El delirio de lo efímero

El delirio de lo efímero

Jeff Hardy

23/04/2025

Después de nosotros – 2018 KDPC

IV. La máscara del decoro

Tras el divorcio, ella siguió su camino con esa extraña mezcla de fragilidad y altivez que la había caracterizado siempre, una mujer que hablaba de principios mientras los desfiguraba en la penumbra. Se refugió en la tibieza de círculos conocidos, como quien busca redención a través de la repetición. Entró a trabajar en la empresa de una conocida de la iglesia, esa misma comunidad que la aplaudía los domingos y la ignoraba los lunes.

Pero el disfraz de escrúpulo le quedó corto.

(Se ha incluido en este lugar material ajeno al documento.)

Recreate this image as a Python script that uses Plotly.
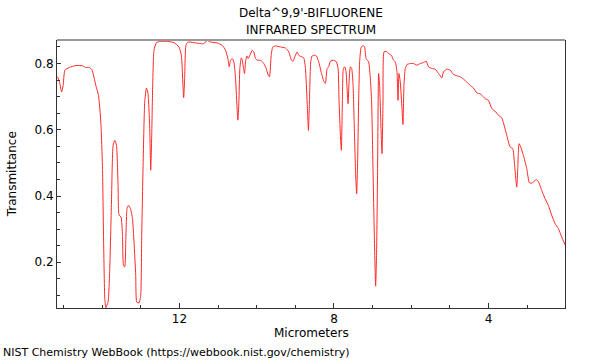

Pronto, como una melodía que se repite hasta perder su encanto, volvió a aquello que le resultaba natural, buscar validación en los brazos ajenos. Uno, luego otro, y otro más… como si el amor pudiera obtenerse por acumulación. Cada rostro era un intento torpe de llenar el vacío que le devoraba desde dentro. No buscaba afecto, buscaba olvido. No intimidad, sino un anestésico contra su verdad.

Y un día, quedó embarazada.

No hubo boda, ni anillo, ni altar. Solo el murmullo amortiguado de una familia que ya no quiso seguir dándole eco a sus desvaríos emocionales. Abandonó la conversación honesta con ellos, como quien cierra un libro cuyas páginas ya no le interesan. De aquella religión que una vez portó como estandarte, solo quedó el barniz raído de una fe instrumental.

Se volvió madre. No por vocación, sino por consecuencia.

Pero ni siquiera la maternidad logró reordenar sus prioridades. Su cuerpo, antaño santuario de sus manipulaciones afectivas, se transformó en mercancía. Ingresó al mundo del exhibicionismo digital con la naturalidad de quien ya había vendido su pudor muchas veces antes, solo que ahora cobraba por ello. Las luces artificiales de una cámara suplantaron el tenue brillo de cualquier dignidad posible.

Y es entonces cuando uno comprende; el abismo no siempre se precipita, a veces se construye con actos leves, cotidianos, revestidos de libertad, pero guiados por una compulsión autodestructiva. Ya no era simplemente una mujer desorientada; se convirtió en una cualquiera disfrazada de moral, una apóstata del alma que usaba la excusa del empoderamiento para no afrontar su propio extravío.

V. La caída sin redención

Ahora camina por la vida con la indiferencia de quien ha decidido no sanar. Ya no intenta engañar con discursos. Ya no cita a Dios ni menciona el amor como algo sagrado. Ha abrazado la banalidad con la misma vehemencia con la que alguna vez pretendió ser virtuosa. Es madre, sí, pero también sigue siendo aquella mujer que cambia de piel y de amante como quien cambia de estación.

Y yo, que alguna vez la amé con fe ciega, ya no la reconozco. Porque su esencia no cambió: solo se quitó los ropajes con los que intentó simular una estatura moral que nunca tuvo.

No lamento su destino. Lamento mi ceguera. Lamento haber creído que bajo tanto artificio había algo genuino que valía la pena rescatar.

El pudor no se pierde de golpe. Se entrega en cuotas, hasta que un día uno se convierte en su propia sombra. Y ella, hoy, no es más que eso: una sombra errante, una parábola moral viviente de lo que ocurre cuando el alma renuncia a toda coherencia.